This week I watched two films that, before viewing, I knew almost nothing about: Triangle of Sadness (2022) and Raging Bull (1980).
Here’s what I knew about Triangle of Sadness: there’s one very prolonged and particularly disgusting sequence of people getting very, very seasick.
Here’s what I knew about Raging Bull: It stars Robert De Niro. There’s boxing.
It was my own fault that, in 2023, I still had never seen Raging Bull and knew virtually nothing about the actual plot, which was way more about extreme marital discord (putting this mildly) than I would have foreseen.
However, if you choose to stomach it, I recommend knowing as little about Triangle of Sadness as possible before a viewing, which isn’t too hard since this film and its cast flew mostly under the radar even in the wake of its Best Picture nomination.
Here’s what I watched this week:
Triangle of Sadness
Yes, this film is a 2023 Best Picture nominee. Had I really heard of this movie before that announcement? Had anyone, besides Film Twitter?
Triangle of Sadness, a film which takes place over three unhinged acts, is a satirical black comedy. Actually, let me rephrase that: it is a grotesque, uncomfortable, mostly batshit skewering of the rich with absolutely zero subtleties about who, exactly, it means to rake across the coals. It’s funny, weird, and a little bit upsetting.
Almost every scene, from an uncomfortable dinner between dating models Yaya (Charlbi Dean, who passed away unexpectedly after completion of the film) and Carl (Harris Dickinson), to the aforementioned seasickness extravaganza aboard a luxury yacht, to the final act set on a “deserted” island, is a slow, painful destruction of societal status and all its weirdness, like slowly ripping apart a succulent marsh mellow until all you’re left with is a sticky, gloppy mess. But hey, it tastes kind of good!
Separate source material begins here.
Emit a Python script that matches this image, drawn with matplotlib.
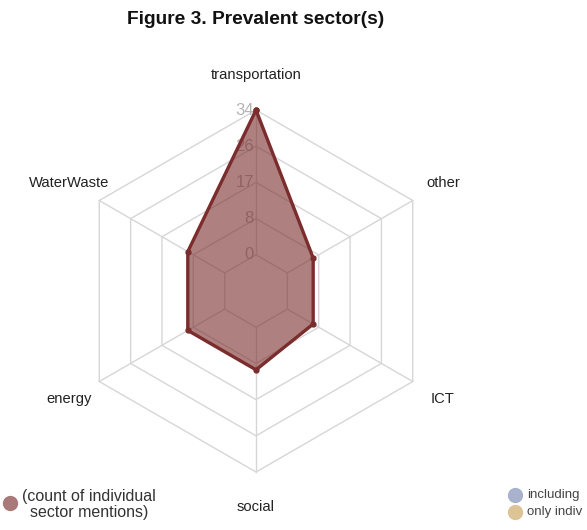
import numpy as np
import matplotlib
matplotlib.use("Agg")
import matplotlib.pyplot as plt
from matplotlib.lines import Line2D

categories = ['transportation', 'other', 'ICT', 'social', 'energy', 'WaterWaste']
counts = [34, 7, 7, 10, 10, 10]
tick_values = [0, 8.5, 17, 25.5, 34]
tick_labels = ['0', '8', '17', '26', '34']
title = 'Figure 3. Prevalent sector(s)'
legend_main = '(count of individual\nsector mentions)'
legend_other = ['including', 'only indiv']

plt.rcParams['font.family'] = ['Liberation Sans', 'DejaVu Sans']
fig = plt.figure(figsize=(5.87, 5.30), dpi=100)
ax = fig.add_axes([0.1278, 0.1094, 0.6167, 0.683], projection='polar')
ax.set_theta_zero_location('N')
ax.set_theta_direction(-1)
ax.set_ylim(0, 34)
ax.set_rorigin(-8.5)
ax.axis('off')

n = len(categories)
theta = np.arange(n) * 2 * np.pi / n
closed = np.append(theta, theta[0])
grid_c = '#d6d6d6'
for v in tick_values:
    ax.plot(closed, [v] * (n + 1), color=grid_c, lw=1, zorder=1, clip_on=False)
for t in theta:
    ax.plot([t, t], [0, 34], color=grid_c, lw=1, zorder=1, clip_on=False)

for v, lab in zip(tick_values, tick_labels):
    ax.annotate(lab, (0, v), xytext=(-1.5, 0), textcoords='offset points',
                ha='right', va='center', fontsize=12, color='#b3b3b3', zorder=1.5)

vals = counts + counts[:1]
line_c = '#7b2c2c'
ax.fill(closed, vals, color=line_c, alpha=0.6, lw=0, zorder=2, clip_on=False)
ax.plot(closed, vals, color=line_c, lw=2.4, marker='o', ms=3.5, zorder=3, clip_on=False)

for t, cat in zip(theta, categories):
    ax.text(t, 42.2, cat, ha='center', va='center', fontsize=10.6, color='#222222', clip_on=False)

fig.text(0.436, 0.963, title, ha='center', va='center', fontsize=13.8, weight='bold', color='#111111')

fig.add_artist(Line2D([10 / 587], [1 - 503 / 530], transform=fig.transFigure, marker='o',
                      ms=10, color='#a97878', mec='#a97878', lw=0))
fig.text(89 / 587, 1 - 504.5 / 530, legend_main, ha='center', va='center', fontsize=11.5,
         color='#333333', multialignment='center', linespacing=1.15)

for i, (lab, col) in enumerate(zip(legend_other, ['#a9b2cc', '#dcc496'])):
    y = 1 - (495 + 17 * i) / 530
    fig.add_artist(Line2D([515 / 587], [y], transform=fig.transFigure, marker='o',
                          ms=10, color=col, mec=col, lw=0))
    fig.text(527 / 587, y, lab, ha='left', va='center', fontsize=9.5, color='#444444')

fig.savefig('out.png', dpi=100)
It is Triangle of Sadness’s third act that finally unearths the rage waiting at the opposite end of wealth, when the gap between those of status and those who clean the toilets finally collapses and the results are, well, violent. Actually, forget the third act: the last three minutes of Triangle of Sadness are well worth wading through any nausea or revulsion that comes before.
Triangle of Sadness is available to rent on Apple TV.
Raging Bull
Raging Bull is iconic, so I apologize to the film community at large for having never seen it until now, and to my close personal friend, Martin Scorsese, who attended my graduation and whose tiny head I saw on a giant screen which served as the only indication he was in the same room.
I had zero clue Raging Bull is A) a biography of real-life boxer Jake LaMotta, and B) mostly about Jake’s (Robert De Niro) volatile paranoia and jealousy within his marriage to Vickie (Cathy Moriarty).
Raging Bull is a fantastic film I will probably never watch again. It’s (appropriately) slow, and is a fairly straightforward depiction of marital abuse without melodrama (which is probably the point, and in fact makes it a much harder watch). It’s a film soaked in humanness, the kind of humanness that is the real kind because it is awkward, odd, uncomfortable, doesn’t altogether make sense, and rarely do the interactions or conversations have a clear resolution. In particular, the interactions between Jake and his brother, Joey (Joe Effin’ Pesci!!!) have no pretense of artificially conjured dialogue; the film seems to expand to fit around them, negotiating itself to their world instead of the other way around.
Raging Bull is available to stream on HBO Max.